--- EXERCISE DIRECTIONS ---
Will you repeat only the lines from the one with "What Bokeh code" through the one with "0.585, 0.627, 0.630]", both included, leaving every picture out?

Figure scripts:

※ ※ ※

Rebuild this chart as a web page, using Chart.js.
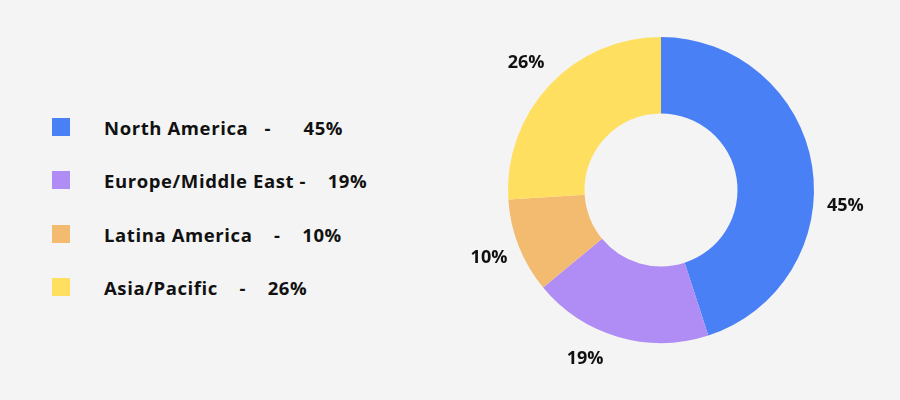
<!DOCTYPE html>
<html><head><meta charset="utf-8">
<script src="https://cdn.jsdelivr.net/npm/chart.js@4"></script>
<style>
body{margin:0;width:900px;height:400px;background:#f4f4f4;font-family:"Open Sans",sans-serif;overflow:hidden;position:relative}
#wrap{position:absolute;left:391px;top:0;width:540px;height:380px}
.row{position:absolute;left:52px;height:20px;display:flex;align-items:center;font-weight:700;font-size:18.5px;letter-spacing:0.6px;color:#111;white-space:pre}
.sq{width:18px;height:18px;margin-right:34px}
</style></head><body>
<div id="legend"></div>
<div id="wrap"><canvas id="c"></canvas></div>
<script>
const categories=["North America","Europe/Middle East","Latina America","Asia/Pacific"];
const values=[45,19,10,26];
const colors=["#4a80f5","#b08cf5","#f3bb70","#fedf5f"];
const legendText=["North America   -      45%","Europe/Middle East -    19%","Latina America    -    10%","Asia/Pacific    -    26%"];
const legendTops=[117,170,224,277];
const labelAngleNudgeDeg=[14,8,0,0];
const lg=document.getElementById('legend');
categories.forEach((c,i)=>{
  const r=document.createElement('div');r.className='row';r.style.top=legendTops[i]+'px';
  r.innerHTML='<div class="sq" style="background:'+colors[i]+'"></div><span>'+legendText[i]+'</span>';
  lg.appendChild(r);
});
const labelPlugin={id:'lbl',afterDatasetsDraw(chart){
  const ctx=chart.ctx;ctx.save();
  ctx.font='bold 18px "Open Sans"';ctx.fillStyle='#111';ctx.textAlign='center';ctx.textBaseline='middle';
  chart.getDatasetMeta(0).data.forEach((a,i)=>{
    const ang=(a.startAngle+a.endAngle)/2+labelAngleNudgeDeg[i]*Math.PI/180,r=a.outerRadius+32;
    ctx.fillText(values[i]+'%',a.x+Math.cos(ang)*r,a.y+Math.sin(ang)*r);
  });ctx.restore();}};
new Chart(document.getElementById('c'),{type:'doughnut',
 data:{labels:categories,datasets:[{data:values,backgroundColor:colors,borderWidth:0}]},
 options:{responsive:true,maintainAspectRatio:false,animation:false,cutout:'50%',
  layout:{padding:{left:117,right:117,top:37,bottom:37}},
  plugins:{legend:{display:false},tooltip:{enabled:false}}},
 plugins:[labelPlugin]});
</script></body></html>
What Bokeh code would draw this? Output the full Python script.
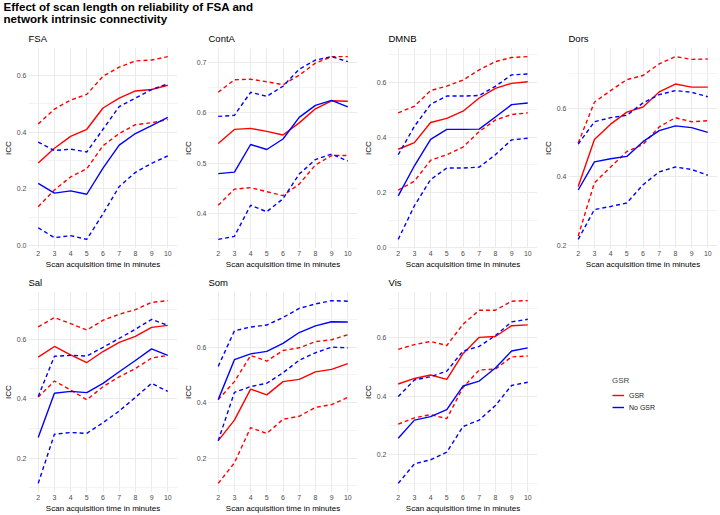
from bokeh.plotting import figure
from bokeh.models import Range1d, FixedTicker, PrintfTickFormatter, Legend, LegendItem, ColumnDataSource
from bokeh.layouts import column, row
from bokeh.embed import file_html
from bokeh.resources import INLINE
from bokeh.core.properties import value

minutes = [2, 3, 4, 5, 6, 7, 8, 9, 10]
networks = ["FSA", "ContA", "DMNB", "Dors", "Sal", "Som", "Vis"]
legend_labels = ["GSR", "No GSR"]

fsa_gsr = [0.291, 0.343, 0.385, 0.410, 0.485, 0.520, 0.545, 0.550, 0.565]
fsa_gsr_lo = [0.137, 0.196, 0.242, 0.271, 0.352, 0.395, 0.426, 0.433, 0.444]
fsa_gsr_hi = [0.429, 0.481, 0.513, 0.533, 0.597, 0.629, 0.651, 0.654, 0.666]
fsa_no = [0.219, 0.185, 0.193, 0.181, 0.273, 0.354, 0.395, 0.423, 0.452]
fsa_no_lo = [0.063, 0.028, 0.035, 0.022, 0.112, 0.208, 0.258, 0.290, 0.316]
fsa_no_hi = [0.365, 0.335, 0.340, 0.330, 0.410, 0.490, 0.520, 0.550, 0.570]

conta_gsr = [0.539, 0.567, 0.569, 0.563, 0.556, 0.580, 0.608, 0.624, 0.623]
conta_gsr_lo = [0.416, 0.448, 0.451, 0.443, 0.435, 0.458, 0.496, 0.515, 0.515]
conta_gsr_hi = [0.641, 0.666, 0.667, 0.662, 0.656, 0.675, 0.699, 0.712, 0.712]
conta_no = [0.479, 0.482, 0.537, 0.527, 0.548, 0.591, 0.615, 0.625, 0.612]
conta_no_lo = [0.348, 0.354, 0.416, 0.403, 0.429, 0.478, 0.507, 0.518, 0.504]
conta_no_hi = [0.593, 0.595, 0.641, 0.633, 0.653, 0.687, 0.705, 0.712, 0.702]

dmnb_gsr = [0.357, 0.381, 0.454, 0.469, 0.495, 0.543, 0.578, 0.596, 0.602]
dmnb_gsr_lo = [0.209, 0.241, 0.317, 0.337, 0.365, 0.421, 0.463, 0.483, 0.489]
dmnb_gsr_hi = [0.489, 0.513, 0.570, 0.586, 0.608, 0.645, 0.675, 0.690, 0.693]
dmnb_no = [0.188, 0.297, 0.393, 0.429, 0.429, 0.430, 0.474, 0.519, 0.525]
dmnb_no_lo = [0.030, 0.152, 0.247, 0.289, 0.289, 0.292, 0.337, 0.391, 0.397]
dmnb_no_hi = [0.337, 0.440, 0.520, 0.550, 0.550, 0.552, 0.585, 0.627, 0.630]

dors_gsr = [0.371, 0.508, 0.553, 0.588, 0.603, 0.647, 0.670, 0.661, 0.661]
dors_gsr_lo = [0.227, 0.382, 0.428, 0.473, 0.494, 0.545, 0.572, 0.560, 0.563]
dors_gsr_hi = [0.498, 0.617, 0.651, 0.683, 0.695, 0.729, 0.750, 0.742, 0.743]
dors_no = [0.361, 0.443, 0.452, 0.459, 0.502, 0.534, 0.548, 0.543, 0.529]
dors_no_lo = [0.217, 0.304, 0.313, 0.323, 0.376, 0.414, 0.428, 0.421, 0.404]
dors_no_hi = [0.495, 0.560, 0.572, 0.579, 0.615, 0.639, 0.651, 0.646, 0.633]

sal_gsr = [0.539, 0.575, 0.547, 0.521, 0.558, 0.589, 0.609, 0.639, 0.646]
sal_gsr_lo = [0.405, 0.459, 0.429, 0.396, 0.440, 0.473, 0.501, 0.536, 0.545]
sal_gsr_hi = [0.641, 0.672, 0.652, 0.630, 0.663, 0.683, 0.699, 0.723, 0.729]
sal_no = [0.269, 0.418, 0.424, 0.420, 0.451, 0.490, 0.528, 0.567, 0.545]
sal_no_lo = [0.115, 0.280, 0.286, 0.283, 0.319, 0.358, 0.404, 0.451, 0.424]
sal_no_hi = [0.407, 0.542, 0.545, 0.543, 0.572, 0.602, 0.633, 0.666, 0.646]

som_gsr = [0.263, 0.337, 0.449, 0.428, 0.476, 0.484, 0.511, 0.520, 0.541]
som_gsr_lo = [0.109, 0.183, 0.310, 0.289, 0.340, 0.351, 0.383, 0.393, 0.419]
som_gsr_hi = [0.411, 0.476, 0.570, 0.550, 0.588, 0.598, 0.620, 0.627, 0.645]
som_no = [0.411, 0.555, 0.576, 0.585, 0.614, 0.653, 0.677, 0.692, 0.691]
som_no_lo = [0.263, 0.437, 0.458, 0.470, 0.508, 0.553, 0.580, 0.600, 0.598]
som_no_hi = [0.531, 0.659, 0.673, 0.680, 0.707, 0.740, 0.756, 0.768, 0.766]

vis_gsr = [0.442, 0.461, 0.473, 0.458, 0.546, 0.602, 0.605, 0.642, 0.645]
vis_gsr_lo = [0.304, 0.326, 0.337, 0.323, 0.430, 0.490, 0.493, 0.535, 0.538]
vis_gsr_hi = [0.561, 0.577, 0.588, 0.574, 0.647, 0.695, 0.695, 0.726, 0.728]
vis_no = [0.256, 0.318, 0.330, 0.354, 0.435, 0.452, 0.497, 0.555, 0.566]
vis_no_lo = [0.101, 0.168, 0.182, 0.208, 0.296, 0.318, 0.368, 0.437, 0.448]
vis_no_hi = [0.399, 0.456, 0.467, 0.486, 0.555, 0.571, 0.608, 0.655, 0.664]

fsa_ticks = [0.0, 0.2, 0.4, 0.6]
conta_ticks = [0.4, 0.5, 0.6, 0.7]
dmnb_ticks = [0.0, 0.2, 0.4, 0.6]
dors_ticks = [0.2, 0.4, 0.6]
sal_ticks = [0.2, 0.4, 0.6]
som_ticks = [0.2, 0.4, 0.6]
vis_ticks = [0.2, 0.4, 0.6]

panels = [
    (fsa_gsr, fsa_gsr_lo, fsa_gsr_hi, fsa_no, fsa_no_lo, fsa_no_hi, fsa_ticks),
    (conta_gsr, conta_gsr_lo, conta_gsr_hi, conta_no, conta_no_lo, conta_no_hi, conta_ticks),
    (dmnb_gsr, dmnb_gsr_lo, dmnb_gsr_hi, dmnb_no, dmnb_no_lo, dmnb_no_hi, dmnb_ticks),
    (dors_gsr, dors_gsr_lo, dors_gsr_hi, dors_no, dors_no_lo, dors_no_hi, dors_ticks),
    (sal_gsr, sal_gsr_lo, sal_gsr_hi, sal_no, sal_no_lo, sal_no_hi, sal_ticks),
    (som_gsr, som_gsr_lo, som_gsr_hi, som_no, som_no_lo, som_no_hi, som_ticks),
    (vis_gsr, vis_gsr_lo, vis_gsr_hi, vis_no, vis_no_lo, vis_no_hi, vis_ticks),
]

FONT = "Liberation Sans"
RED = "#FF0000"
BLUE = "#0000FF"
GRID = "#EBEBEB"
DASH = "4 3"
PW, PH = 180, 244


def make_panel(name, data):
    g, g_lo, g_hi, n, n_lo, n_hi, ticks = data
    allv = g + g_lo + g_hi + n + n_lo + n_hi
    lo, hi = min(allv), max(allv)
    pad = 0.05 * (hi - lo)
    p = figure(width=PW, height=PH, output_backend="svg", toolbar_location=None,
               x_range=Range1d(min(minutes) - 0.6, max(minutes) + 0.6),
               y_range=Range1d(lo - pad, hi + pad),
               min_border_left=25, min_border_right=3, min_border_top=18, min_border_bottom=20,
               title=name)
    p.outline_line_color = None
    p.title.text_font = FONT
    p.title.text_font_size = "9.5px"
    p.title.text_font_style = "normal"
    p.title.text_color = "black"
    p.title.align = "left"
    p.title.standoff = 7
    p.xaxis.ticker = FixedTicker(ticks=minutes, minor_ticks=[])
    step = ticks[1] - ticks[0]
    minor = [t - step / 2 for t in ticks] + [ticks[-1] + step / 2]
    p.yaxis.ticker = FixedTicker(ticks=ticks, minor_ticks=minor)
    p.yaxis.formatter = PrintfTickFormatter(format="%.1f")
    p.xaxis.axis_label = "Scan acquisition time in minutes"
    p.yaxis.axis_label = "ICC"
    for ax in (p.xaxis[0], p.yaxis[0]):
        ax.axis_line_color = None
        ax.major_tick_line_color = None
        ax.minor_tick_line_color = None
        ax.major_tick_out = 0
        ax.major_tick_in = 0
        ax.minor_tick_out = 0
        ax.minor_tick_in = 0
        ax.major_label_text_font = FONT
        ax.major_label_text_font_size = "7px"
        ax.major_label_text_color = "#4D4D4D"
        ax.major_label_standoff = 2
        ax.axis_label_text_font = FONT
        ax.axis_label_text_font_size = "8px"
        ax.axis_label_text_font_style = "normal"
        ax.axis_label_text_color = "black"
        ax.axis_label_standoff = 1
    p.xgrid.grid_line_color = GRID
    p.xgrid.grid_line_width = 1
    p.ygrid.grid_line_color = GRID
    p.ygrid.grid_line_width = 1
    p.ygrid.minor_grid_line_color = GRID
    p.ygrid.minor_grid_line_width = 0.6
    for ys in (g_hi, g_lo):
        p.line(minutes, ys, line_color=RED, line_width=1.4, line_dash=DASH)
    p.line(minutes, g, line_color=RED, line_width=1.4)
    for ys in (n_hi, n_lo):
        p.line(minutes, ys, line_color=BLUE, line_width=1.4, line_dash=DASH)
    p.line(minutes, n, line_color=BLUE, line_width=1.4)
    return p


figs = [make_panel(nm, d) for nm, d in zip(networks, panels)]

# legend cell
lg = figure(width=PW, height=PH, output_backend="svg", toolbar_location=None,
            x_range=Range1d(0, 1), y_range=Range1d(0, 1), x_axis_type=None, y_axis_type=None,
            min_border=0)
lg.outline_line_color = None
lg.grid.visible = False
nan_src = ColumnDataSource(data=dict(x=[float("nan")], y=[float("nan")]))
r1 = lg.line("x", "y", source=nan_src, line_color=RED, line_width=1.4)
r2 = lg.line("x", "y", source=nan_src, line_color=BLUE, line_width=1.4)
leg = Legend(items=[LegendItem(label=legend_labels[0], renderers=[r1]),
                    LegendItem(label=legend_labels[1], renderers=[r2])],
             location=(72, 79), title="GSR")
leg.title_text_font = FONT
leg.title_text_font_size = "8px"
leg.title_text_font_style = "normal"
leg.title_standoff = 4
leg.label_text_font = FONT
leg.label_text_font_size = "7px"
leg.label_text_color = "#1A1A1A"
leg.glyph_width = 12
leg.glyph_height = 12
leg.label_height = 12
leg.spacing = 0
leg.padding = 0
leg.margin = 0
leg.label_standoff = 5
leg.border_line_color = None
leg.background_fill_alpha = 0
lg.add_layout(leg)

# header with title
hd = figure(width=720, height=27, output_backend="svg", toolbar_location=None,
            x_range=Range1d(0, 720), y_range=Range1d(0, 27), x_axis_type=None, y_axis_type=None,
            min_border=0)
hd.outline_line_color = None
hd.grid.visible = False
title_lines = ["Effect of scan length on reliability of FSA and", " network intrinsic connectivity"]
hd.text(x=[3, 3], y=[21, 9.5], text=title_lines, text_font=value(FONT), text_font_size="11.6px",
        text_font_style="bold", text_baseline="alphabetic", text_color="black")

layout = column(hd, row(*figs[:4]), row(*figs[4:], lg))
open("out.html", "w").write(file_html(layout, INLINE))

※ ※ ※

--- REPLY TO THE TASK ---
What Bokeh code would draw this? Output the full Python script.
from bokeh.plotting import figure
from bokeh.models import Range1d, FixedTicker, PrintfTickFormatter, Legend, LegendItem, ColumnDataSource
from bokeh.layouts import column, row
from bokeh.embed import file_html
from bokeh.resources import INLINE
from bokeh.core.properties import value

minutes = [2, 3, 4, 5, 6, 7, 8, 9, 10]
networks = ["FSA", "ContA", "DMNB", "Dors", "Sal", "Som", "Vis"]
legend_labels = ["GSR", "No GSR"]

fsa_gsr = [0.291, 0.343, 0.385, 0.410, 0.485, 0.520, 0.545, 0.550, 0.565]
fsa_gsr_lo = [0.137, 0.196, 0.242, 0.271, 0.352, 0.395, 0.426, 0.433, 0.444]
fsa_gsr_hi = [0.429, 0.481, 0.513, 0.533, 0.597, 0.629, 0.651, 0.654, 0.666]
fsa_no = [0.219, 0.185, 0.193, 0.181, 0.273, 0.354, 0.395, 0.423, 0.452]
fsa_no_lo = [0.063, 0.028, 0.035, 0.022, 0.112, 0.208, 0.258, 0.290, 0.316]
fsa_no_hi = [0.365, 0.335, 0.340, 0.330, 0.410, 0.490, 0.520, 0.550, 0.570]

conta_gsr = [0.539, 0.567, 0.569, 0.563, 0.556, 0.580, 0.608, 0.624, 0.623]
conta_gsr_lo = [0.416, 0.448, 0.451, 0.443, 0.435, 0.458, 0.496, 0.515, 0.515]
conta_gsr_hi = [0.641, 0.666, 0.667, 0.662, 0.656, 0.675, 0.699, 0.712, 0.712]
conta_no = [0.479, 0.482, 0.537, 0.527, 0.548, 0.591, 0.615, 0.625, 0.612]
conta_no_lo = [0.348, 0.354, 0.416, 0.403, 0.429, 0.478, 0.507, 0.518, 0.504]
conta_no_hi = [0.593, 0.595, 0.641, 0.633, 0.653, 0.687, 0.705, 0.712, 0.702]

dmnb_gsr = [0.357, 0.381, 0.454, 0.469, 0.495, 0.543, 0.578, 0.596, 0.602]
dmnb_gsr_lo = [0.209, 0.241, 0.317, 0.337, 0.365, 0.421, 0.463, 0.483, 0.489]
dmnb_gsr_hi = [0.489, 0.513, 0.570, 0.586, 0.608, 0.645, 0.675, 0.690, 0.693]
dmnb_no = [0.188, 0.297, 0.393, 0.429, 0.429, 0.430, 0.474, 0.519, 0.525]
dmnb_no_lo = [0.030, 0.152, 0.247, 0.289, 0.289, 0.292, 0.337, 0.391, 0.397]
dmnb_no_hi = [0.337, 0.440, 0.520, 0.550, 0.550, 0.552, 0.585, 0.627, 0.630]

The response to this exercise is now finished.